Ikhbar.com: Melaksanakan ibadah haji ke Tanah Suci membutuhkan kekuatan fisik sekaligus materi yang tidak sedikit. Namun, jika tanpa disertai pemahaman hikmah dan pesan dalam rangkaian ibadah tersebut, niscaya prosesi haji yang dilakukan akan tampak seperti tidak bermakna alias terlihat sebagai ritual kosong tanpa makna.
Guna mendapatkan penghayatan lebih mendalam, prosesi ibadah haji juga perlu dipahami secara perspektif sufistik.
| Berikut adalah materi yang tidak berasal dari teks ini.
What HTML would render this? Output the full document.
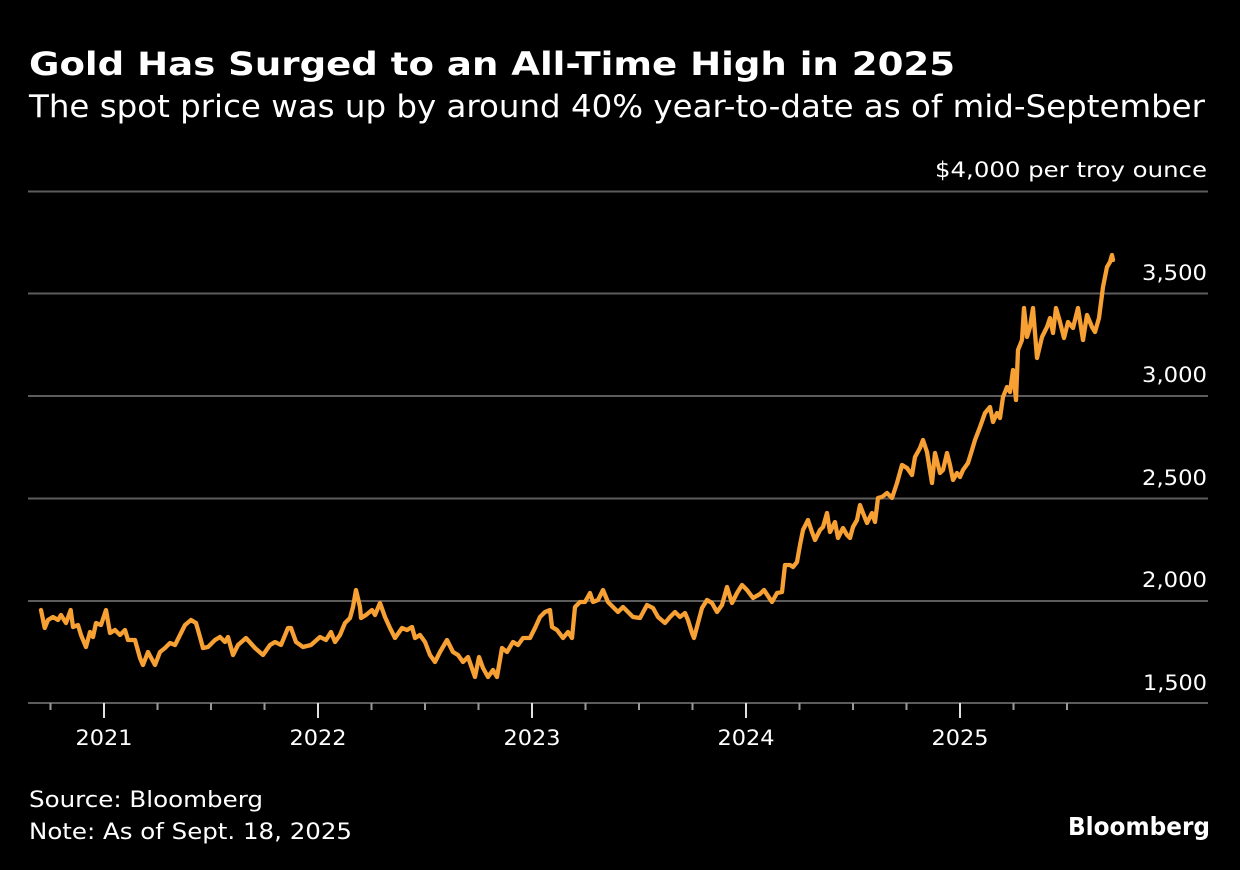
<!DOCTYPE html>
<html>
<head>
<meta charset="utf-8">
<style>
  html, body { margin: 0; padding: 0; background: #000; }
  svg { display: block; }
  text { font-family: "DejaVu Sans", "Liberation Sans", sans-serif; fill: #fff; }
</style>
</head>
<body>
<svg width="1240" height="870" viewBox="0 0 1240 870" xmlns="http://www.w3.org/2000/svg">
  <rect x="0" y="0" width="1240" height="870" fill="#000"/>

  <!-- Title / subtitle -->
  <text x="29" y="75" font-size="32" font-weight="bold" textLength="926" lengthAdjust="spacingAndGlyphs">Gold Has Surged to an All-Time High in 2025</text>
  <text x="29" y="117" font-size="31" textLength="1176" lengthAdjust="spacingAndGlyphs">The spot price was up by around 40% year-to-date as of mid-September</text>

  <!-- Units label -->
  <text x="1207" y="177" font-size="21" text-anchor="end" textLength="272" lengthAdjust="spacingAndGlyphs">$4,000 per troy ounce</text>

  <!-- Gridlines -->
  <g stroke="#5c5c5c" stroke-width="2">
    <line x1="28" y1="191.5" x2="1208" y2="191.5"/>
    <line x1="28" y1="293.5" x2="1208" y2="293.5"/>
    <line x1="28" y1="396" x2="1208" y2="396"/>
    <line x1="28" y1="498.5" x2="1208" y2="498.5"/>
    <line x1="28" y1="601" x2="1208" y2="601"/>
    <line x1="28" y1="703" x2="1208" y2="703"/>
  </g>

  <!-- Y labels -->
  <g font-size="21" text-anchor="end">
    <text x="1207" y="280" textLength="65" lengthAdjust="spacingAndGlyphs">3,500</text>
    <text x="1207" y="382" textLength="65" lengthAdjust="spacingAndGlyphs">3,000</text>
    <text x="1207" y="485" textLength="65" lengthAdjust="spacingAndGlyphs">2,500</text>
    <text x="1207" y="587" textLength="65" lengthAdjust="spacingAndGlyphs">2,000</text>
    <text x="1207" y="690" textLength="64" lengthAdjust="spacingAndGlyphs">1,500</text>
  </g>

  <!-- X ticks -->
  <g stroke="#9a9a9a" stroke-width="2">
    <line x1="50.5" y1="703" x2="50.5" y2="710"/>
    <line x1="104" y1="703" x2="104" y2="718" stroke="#e0e0e0"/>
    <line x1="157.5" y1="703" x2="157.5" y2="710"/>
    <line x1="211" y1="703" x2="211" y2="710"/>
    <line x1="264.5" y1="703" x2="264.5" y2="710"/>
    <line x1="318" y1="703" x2="318" y2="718" stroke="#e0e0e0"/>
    <line x1="371.5" y1="703" x2="371.5" y2="710"/>
    <line x1="425" y1="703" x2="425" y2="710"/>
    <line x1="478.5" y1="703" x2="478.5" y2="710"/>
    <line x1="532" y1="703" x2="532" y2="718" stroke="#e0e0e0"/>
    <line x1="585.5" y1="703" x2="585.5" y2="710"/>
    <line x1="639" y1="703" x2="639" y2="710"/>
    <line x1="692.5" y1="703" x2="692.5" y2="710"/>
    <line x1="746" y1="703" x2="746" y2="718" stroke="#e0e0e0"/>
    <line x1="799.5" y1="703" x2="799.5" y2="710"/>
    <line x1="853" y1="703" x2="853" y2="710"/>
    <line x1="906.5" y1="703" x2="906.5" y2="710"/>
    <line x1="960" y1="703" x2="960" y2="718" stroke="#e0e0e0"/>
    <line x1="1013.5" y1="703" x2="1013.5" y2="710"/>
    <line x1="1067" y1="703" x2="1067" y2="710"/>
  </g>

  <!-- X labels -->
  <g font-size="21" text-anchor="middle">
    <text x="104" y="745" textLength="57" lengthAdjust="spacingAndGlyphs">2021</text>
    <text x="318" y="745" textLength="57" lengthAdjust="spacingAndGlyphs">2022</text>
    <text x="532" y="745" textLength="57" lengthAdjust="spacingAndGlyphs">2023</text>
    <text x="746" y="745" textLength="57" lengthAdjust="spacingAndGlyphs">2024</text>
    <text x="960" y="745" textLength="57" lengthAdjust="spacingAndGlyphs">2025</text>
  </g>

  <!-- Series -->
  <polyline fill="none" stroke="#F7A033" stroke-width="4.3" stroke-linejoin="round" stroke-linecap="round"
    points="41,610 44.7,628 48,620 53,617 58,620 61,615 66,623 70.7,610 73,627 78,625 81,635 86,647 90,632 93,637 96,623 101,625 106,610 110,633 115,630 120,635 125,630 128,640 135,640 140,658 143,665 148,652 155,665 160,652 165,648 170,643 175,645 180,635 185,625 191,620 196,623 200,637 203,648 208,647 215,640 220,637 225,642 228,637 233,655 238,645 246,638 255,648 263,655 270,645 275,642 281,645 288,628 291,628 296,642 303,647 311,645 320,637 326,640 331,632 335,642 340,635 345,623 350,618 353,607 356,590 360,607 361,618 366,615 372,610 375,615 380,603 385,617 390,628 395,638 402,628 407,630 412,627 415,638 420,635 425,642 430,655 435,662 440,652 447,640 453,652 458,655 463,662 468,657 475,677 479,657 483,668 488,677 493,670 497,677 502,648 507,652 513,642 518,645 523,638 530,638 535,628 540,617 545,612 550,610 552,627 557,630 563,638 568,632 572,638 575,607 580,602 585,602 590,593 593,602 598,600 603,590 608,602 613,607 618,612 623,607 628,612 633,617 640,618 647,605 653,608 658,617 665,623 670,617 675,612 680,617 685,613 688,620 692,633 694,638 698,623 702,608 707,600 712,603 717,612 722,605 727,587 732,603 737,593 742,585 747,590 753,598 760,594 764,590 768,596 772,602 777,593 782,592 785,565 790,565 793,567 797,562 800,545 803,530 808,520 812,532 815,540 820,530 823,527 827,513 830,532 835,522 838,538 843,528 847,535 850,538 853,527 857,520 860,505 863,513 867,523 872,513 875,522 878,498 882,497 887,493 892,498 897,483 902,465 907,468 912,475 915,457 920,448 923,440 927,452 932,483 935,453 940,473 943,470 947,453 950,465 953,480 957,473 960,477 963,470 968,463 972,450 975,440 980,427 985,413 990,407 993,422 997,413 1000,418 1003,397 1007,387 1010,392 1013,370 1016,400 1018,350 1022,340 1024,308 1027,337 1030,327 1033,308 1037,358 1042,337 1047,327 1050,318 1053,333 1056,308 1060,322 1064,338 1068,322 1073,328 1078,308 1083,340 1087,315 1092,327 1095,332 1099,318 1103,287 1107,267 1110,262 1112,255 1113,260"/>

  <!-- Footer -->
  <text x="29" y="807" font-size="22" textLength="234" lengthAdjust="spacingAndGlyphs">Source: Bloomberg</text>
  <text x="29" y="839" font-size="22" textLength="323" lengthAdjust="spacingAndGlyphs">Note: As of Sept. 18, 2025</text>
  <text x="1210" y="835" font-size="25" font-weight="bold" text-anchor="end" textLength="142" lengthAdjust="spacingAndGlyphs">Bloomberg</text>
</svg>
</body>
</html>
Pasalnya, penafsiran para sufi tak melulu menjelaskan makna lahiriyah, tapi juga batiniyah.
Lokasi ka’bah
Satu di antara ayat yang berkaitan dengan haji adalah QS. Ali Imran: 96. Allah Swt berfirman:
إِنَّ أَوَّلَ بَيْتٍ وُضِعَ لِلنَّاسِ لَلَّذي بِبَكَّةَ مُبارَكاً وَ هُدىً لِلْعالَمينَ
“Sesungguhnya rumah yang mula-mula dibangun untuk (tempat beribadah) manusia ialah Baitullah yang berada di Bakkah (Mekah), yang diberkahi dan menjadi petunjuk bagi semua manusia.”
Dalam Lathaiful Isharat, Imam Al-Qushairi menjelaskan, makna mendalam dari rumah yang dijadikan tempat tawaf adalah hati. Dia menegaskan segala tujuan dari hati manusia harus berfokus pada Allah swt. Dengan demikian, ka’bah atau Baitullah tidak sekadar dimaknai secara lahir. Akan tetapi, juga dimaknai secara simbolik yaitu sebagai hati manusia.
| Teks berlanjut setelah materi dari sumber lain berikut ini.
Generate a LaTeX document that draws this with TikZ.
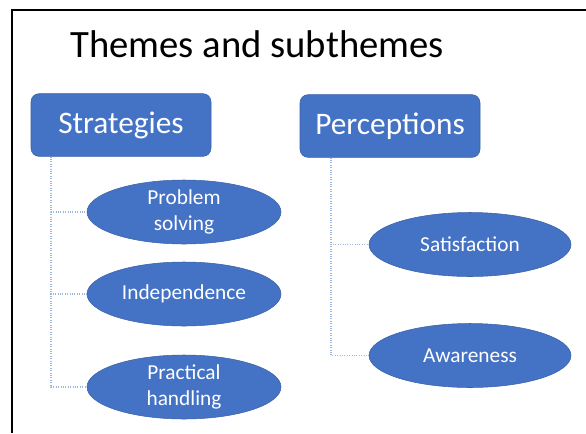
\documentclass[tikz,border=0pt]{standalone}
\usepackage{fontspec}
\setmainfont{Carlito}
\usetikzlibrary{shapes.geometric}

\definecolor{themeblue}{HTML}{4472C4}
\definecolor{linkblue}{HTML}{9DB5E0}

\begin{document}
\begin{tikzpicture}[x=0.75pt, y=-0.75pt,
  theme/.style={draw=themeblue!85!black, fill=themeblue, rounded corners=6pt, text=white,
    minimum width=135pt, minimum height=47pt, inner sep=0pt, font=\fontsize{23.5}{27}\selectfont},
  subtheme/.style={ellipse, draw=themeblue!85!black, fill=themeblue, text=white,
    minimum width=145.5pt, minimum height=48pt, inner sep=0pt, align=center,
    font=\fontsize{16}{19}\selectfont},
  link/.style={draw=linkblue, densely dotted, line width=0.8pt}]

  \useasboundingbox (0,0) rectangle (586,433);

  % Rahmen
  \draw[line width=2.2pt] (12,433) -- (12,10) -- (586,10);

  % Titel
  \node[anchor=base west, inner sep=0pt, font=\fontsize{29}{35}\selectfont] (title) at (70,57) {Themes and subthemes};

  % Themen
  \node[theme] (strat) at (121,125) {Strategies};
  \node[theme] (perc) at (390,126) {Perceptions};

  % Subthemen
  \node[subtheme] (prob) at (184,212) {Problem\\solving};
  \node[subtheme] (indep) at (184,294) {Independence};
  \node[subtheme] (pract) at (184,387) {Practical\\handling};
  \node[subtheme, minimum width=151.5pt] (satis) at (470,244.5) {Satisfaction};
  \node[subtheme, minimum width=151.5pt] (aware) at (470,355.5) {Awareness};

  % Verbindungen
  \coordinate (s0) at (51,0);
  \coordinate (p0) at (331,0);
  \draw[link] (strat.south -| s0) |- (prob.west);
  \draw[link] (strat.south -| s0) |- (indep.west);
  \draw[link] (strat.south -| s0) |- (pract.west);
  \draw[link] (perc.south -| p0) |- (satis.west);
  \draw[link] (perc.south -| p0) |- (aware.west);

\end{tikzpicture}
\end{document}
Senada dengan Imam Al-Qushairi, Mansur Al-Hallaj menjelaskan dalam Al-Tawasin bahwa letak ka’bah berada di hati setiap Muslim. Hati itulah yang menurutnya simbol dari rumah Allah Swt.
“Aku berhaji di rumahku. Di sana kutemukan ka’bahku,” ujar ulama sufi asal Baghdad, Irak itu.
Baca: Nabi Ibrahim Melacak Ka’bah
Perjalanan spiritual
Berhaji merupakan perjalanan fisik sekaligus spiritual. Hal itu sebagaimana disebutkan dalam QS. Ali Imran: 97. Allah Swt berfirman:
فِيهِ آيَاتٌ بَيِّنَاتٌ مَقَامُ إِبْرَاهِيمَ وَمَنْ دَخَلَهُ كَانَ آمِنًا وَلِلَّهِ عَلَى النَّاسِ حِجُّ الْبَيْتِ مَنِ اسْتَطَاعَ إِلَيْهِ سَبِيلًا وَمَنْ كَفَرَ فَإِنَّ اللَّهَ غَنِيٌّ عَنِ الْعَالَمِينَ
“Di dalam rumah itu terdapat tanda-tanda yang nyata, (di antaranya) maqam Ibrahim; barang siapa memasukinya (Baitullah itu), maka ia akan menjadi aman; mengerjakan haji adalah kewajiban manusia terhadap Allah, yaitu (bagi) orang yang sanggup mengadakan perjalanan ke Baitullah; barang siapa mengingkari (kewajiban haji), maka sesungguhnya Allah Maha Kaya (tidak memerlukan sesuatu) dari semesta alam.”
Syekh Najmuddin Al-Kubra dalam Al-Takwilat al-Najmiyyah fi al-Tafsir al-Ishari al-Sufi menegaskan, ayat tersebut memuat makna inti dari tujuan berhaji.
Ulama sufi asal Persia itu menyebutkan bahwa Allah menjadikan ka’bah dan haji hanya untuk-Nya. Adapun rukun-rukun haji dan manasik hanyalah sebuah isyarat tersembunyi, yaitu tanda bagi manusia untuk melakukan perjalanan fisik-spiritual.
Ia juga menjelaskan rahasia rukun-rukun haji. Menurutnya, ihram bertujuan melepaskan diri dari jeratan dunia dan menyucikan manusia dari akhlak yang tercela.
Sementara wukuf di Arafah diartikan sebagai pengakuan kelemahan hamba kepada Tuhannya dan berjanji menjadi hamba yang paling hamba. Adapun tawaf tujuh putaran merupakan upaya untuk mencapai tujuh tingkatan spiritual.